There I was in my white lab coat, examining the 40 different vials and trying to determine which combinations to mix to get the best outcome. I was making perfume at the Tijon Parfumerie and Boutique on the French side of the Caribbean island of St. Martin.
The other half—Sint Maarten—is the Dutch side, and the two together form the smallest landmass in the whole world to be shared by two different countries (France and the Netherlands).
The Parfumerie is a study in sensory overload: a cologne colony. More than 300 individual oils are available for making one’s own personal perfume. As an amateur “nose”—someone who uses oils to create new fragrances—I learned to combine top notes, middle notes, and base notes to fashion an “accord” that will constitute a pleasing perfume.
A whole series of intricate steps must be followed in the search for perfection. I chose three bottles from a series of 12 pre-mixed oils; then, using beakers and droppers, I combined nine other oils—Beach, Cashmere, Grass, April Rain, Vanilla Oak, Sunflower, Amber Musk, Aqua Spa and Rose—into those bottles to create three individual bottles of perfume. Once I determined which of the final prospects I liked the best, I added a number of other chemical properties to complete the process.
The final step was to put my beautiful bottle into a classy cloth carrying case. And, of course, it all ended with a champagne toast because, remember, I was in French territory. Voila! I was a perfume-maker. And every time I use the perfume, I remember St. Martin.
But will I remember Sint Maarten? Of course, thanks to the Amsterdam Cheese and Liquor Store, a very fine representative of all things Netherlands, where the number of cheeses almost rivals the variety of fragrances on the other side of the island. Souvenirs range from Dutch shoe keyrings to windmill earrings; Dutch cookies and candies to soft clog slippers; tulip candleholders to Delft Christmas ornaments and wooden shoes, large and small, in every iteration. And we haven’t even gotten to the cheese, yet—50 varieties imported from the Netherlands—as well as every kind of cheese-related item, from slicers and skewers to cutting boards and serving dishes.
Owner Etienne Rogers is happy to share his knowledge about which cheeses and crackers complement the local rums. In addition to cheddar and Camembert, he sells coconut, pepper, pumpkin, truffle, jalapeno, cumin, and asparagus—to name a few. But Rogers heartily defends the Gouda. He says that people come in and say they don’t like Gouda. His response: “You don’t like American Gouda; Dutch Gouda you will love.”

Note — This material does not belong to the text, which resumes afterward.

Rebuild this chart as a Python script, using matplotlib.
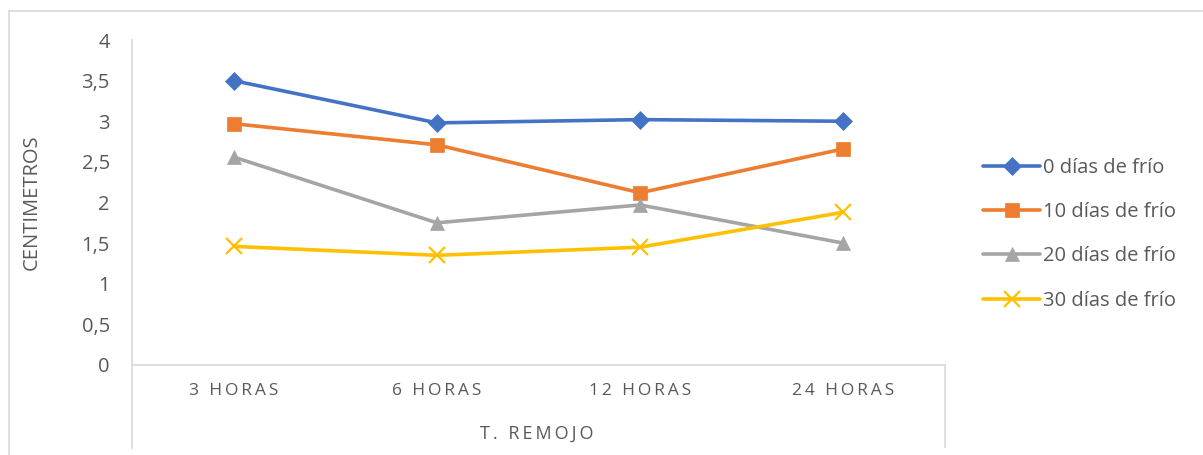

Despite the French and Dutch cultures, the island itself is Caribbean, so on we went to the family-owned Topper’s Rum Distillery, where there are as many different flavors of rum as there are fragrances and wooden shoes. And then there’s the rum cake! But before we got to that, there was a lot to learn about the craft itself.
Topper’s has been winning medals in international rum-tasting competitions for years—quite a testament to a liquor whose origins began in Melanie Daboul’s own kitchen. She went from serving family and friends to making more than 100 flavors of rum in a few short years. And a tour of the factory takes you on a rum adventure spanning more than 20 different samples that range from the recognizable to the exotic, from basic coconut and spiced to white chocolate raspberry and banana vanilla cinnamon. And, of course, there’s also the bacon maple syrup and buttered popcorn varieties.
You can drink as much or as little as you want with no judgment. Eventually, I stopped taking notes, so just know that the 17 rums I tasted were really, really good.
For diversion in between tastes, there are always the T-shirts: “Girls Just Want to Have Rum,” “All for Rum, Rum for All,” “I’m on a rum diet—I’ve already lost three days.”
This is a very hands-on operation from brewing to bottling. Nothing is automated. And did I mention the rum cake?
Two chemists—John at the Parfumerie, a cultural product of the French side of the island, and Melanie at the rum factory, a very Caribbean creation—invent hundreds of products from scratch. Hundreds more products are directly imported from the Netherlands. This island abounds in every kind of culture.